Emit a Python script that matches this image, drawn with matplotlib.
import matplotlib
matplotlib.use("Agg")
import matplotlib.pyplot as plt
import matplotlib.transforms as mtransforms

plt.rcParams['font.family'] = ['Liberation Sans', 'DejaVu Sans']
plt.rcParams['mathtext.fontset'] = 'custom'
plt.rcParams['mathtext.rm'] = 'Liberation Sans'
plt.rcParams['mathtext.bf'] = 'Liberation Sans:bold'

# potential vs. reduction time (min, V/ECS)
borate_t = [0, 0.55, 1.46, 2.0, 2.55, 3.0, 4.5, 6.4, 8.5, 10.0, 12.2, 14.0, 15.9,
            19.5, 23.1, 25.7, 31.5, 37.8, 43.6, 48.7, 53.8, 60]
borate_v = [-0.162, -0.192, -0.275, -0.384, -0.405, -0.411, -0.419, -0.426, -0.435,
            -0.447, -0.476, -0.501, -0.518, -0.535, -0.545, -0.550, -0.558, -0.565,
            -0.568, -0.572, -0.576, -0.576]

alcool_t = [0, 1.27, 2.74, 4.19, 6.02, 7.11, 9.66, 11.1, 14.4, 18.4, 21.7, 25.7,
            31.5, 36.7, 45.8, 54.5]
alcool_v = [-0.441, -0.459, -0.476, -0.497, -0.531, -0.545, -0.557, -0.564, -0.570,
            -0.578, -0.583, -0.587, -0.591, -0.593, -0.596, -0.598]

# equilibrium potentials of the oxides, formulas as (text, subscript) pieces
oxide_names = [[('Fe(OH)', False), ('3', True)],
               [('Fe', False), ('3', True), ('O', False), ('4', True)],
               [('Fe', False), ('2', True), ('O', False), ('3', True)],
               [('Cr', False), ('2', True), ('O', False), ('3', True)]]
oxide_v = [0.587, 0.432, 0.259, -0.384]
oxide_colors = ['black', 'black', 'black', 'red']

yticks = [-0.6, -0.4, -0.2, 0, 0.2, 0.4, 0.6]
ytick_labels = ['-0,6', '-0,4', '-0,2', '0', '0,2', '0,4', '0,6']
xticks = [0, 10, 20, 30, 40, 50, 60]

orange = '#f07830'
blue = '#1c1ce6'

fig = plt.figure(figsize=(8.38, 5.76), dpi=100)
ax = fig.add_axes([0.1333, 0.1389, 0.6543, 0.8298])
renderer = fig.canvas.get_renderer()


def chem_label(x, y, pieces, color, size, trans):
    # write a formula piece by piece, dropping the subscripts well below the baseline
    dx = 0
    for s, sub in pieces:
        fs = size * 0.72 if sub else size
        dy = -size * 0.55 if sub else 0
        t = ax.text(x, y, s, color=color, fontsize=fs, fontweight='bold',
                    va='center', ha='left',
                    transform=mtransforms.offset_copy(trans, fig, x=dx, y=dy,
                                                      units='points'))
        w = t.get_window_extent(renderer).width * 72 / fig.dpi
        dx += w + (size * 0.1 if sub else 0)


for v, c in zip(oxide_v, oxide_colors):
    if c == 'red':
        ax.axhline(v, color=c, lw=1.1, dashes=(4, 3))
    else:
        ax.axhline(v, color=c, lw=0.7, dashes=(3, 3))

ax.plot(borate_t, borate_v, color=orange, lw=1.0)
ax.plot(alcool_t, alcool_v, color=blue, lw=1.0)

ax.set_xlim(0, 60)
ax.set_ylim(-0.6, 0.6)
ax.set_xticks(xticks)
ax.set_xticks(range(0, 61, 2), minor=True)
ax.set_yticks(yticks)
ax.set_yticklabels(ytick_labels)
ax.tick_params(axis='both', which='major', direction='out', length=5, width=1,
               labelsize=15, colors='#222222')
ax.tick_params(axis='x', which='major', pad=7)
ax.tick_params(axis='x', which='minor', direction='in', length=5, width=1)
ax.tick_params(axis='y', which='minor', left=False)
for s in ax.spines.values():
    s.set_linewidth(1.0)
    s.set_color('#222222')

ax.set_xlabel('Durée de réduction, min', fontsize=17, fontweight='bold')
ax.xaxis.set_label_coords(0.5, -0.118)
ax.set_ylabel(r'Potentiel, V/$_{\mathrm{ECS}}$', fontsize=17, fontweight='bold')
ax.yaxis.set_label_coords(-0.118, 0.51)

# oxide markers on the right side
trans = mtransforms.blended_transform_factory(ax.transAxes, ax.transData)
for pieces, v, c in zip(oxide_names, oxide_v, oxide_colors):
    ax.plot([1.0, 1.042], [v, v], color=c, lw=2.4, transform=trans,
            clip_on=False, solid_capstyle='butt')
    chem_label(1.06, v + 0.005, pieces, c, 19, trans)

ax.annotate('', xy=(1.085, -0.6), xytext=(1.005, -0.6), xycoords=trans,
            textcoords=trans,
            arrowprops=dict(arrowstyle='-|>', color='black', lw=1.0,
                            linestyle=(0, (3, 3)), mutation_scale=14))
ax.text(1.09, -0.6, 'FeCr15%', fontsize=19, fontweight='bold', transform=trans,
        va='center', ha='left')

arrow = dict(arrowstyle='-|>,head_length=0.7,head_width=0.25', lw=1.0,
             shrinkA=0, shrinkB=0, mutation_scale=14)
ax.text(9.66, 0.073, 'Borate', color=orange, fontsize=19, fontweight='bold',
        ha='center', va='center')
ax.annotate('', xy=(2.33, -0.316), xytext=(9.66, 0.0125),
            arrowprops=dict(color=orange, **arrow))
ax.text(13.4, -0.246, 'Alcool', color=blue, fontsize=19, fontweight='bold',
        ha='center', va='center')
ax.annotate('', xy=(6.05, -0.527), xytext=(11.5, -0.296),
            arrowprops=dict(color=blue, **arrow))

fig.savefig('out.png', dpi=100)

*Short exercise:*
Repeat the material word for word from its opening line up to and including the line containing "import matplotlib.transforms as mtransforms".

*Solution:*
Emit a Python script that matches this image, drawn with matplotlib.
import matplotlib
matplotlib.use("Agg")
import matplotlib.pyplot as plt
import matplotlib.transforms as mtransforms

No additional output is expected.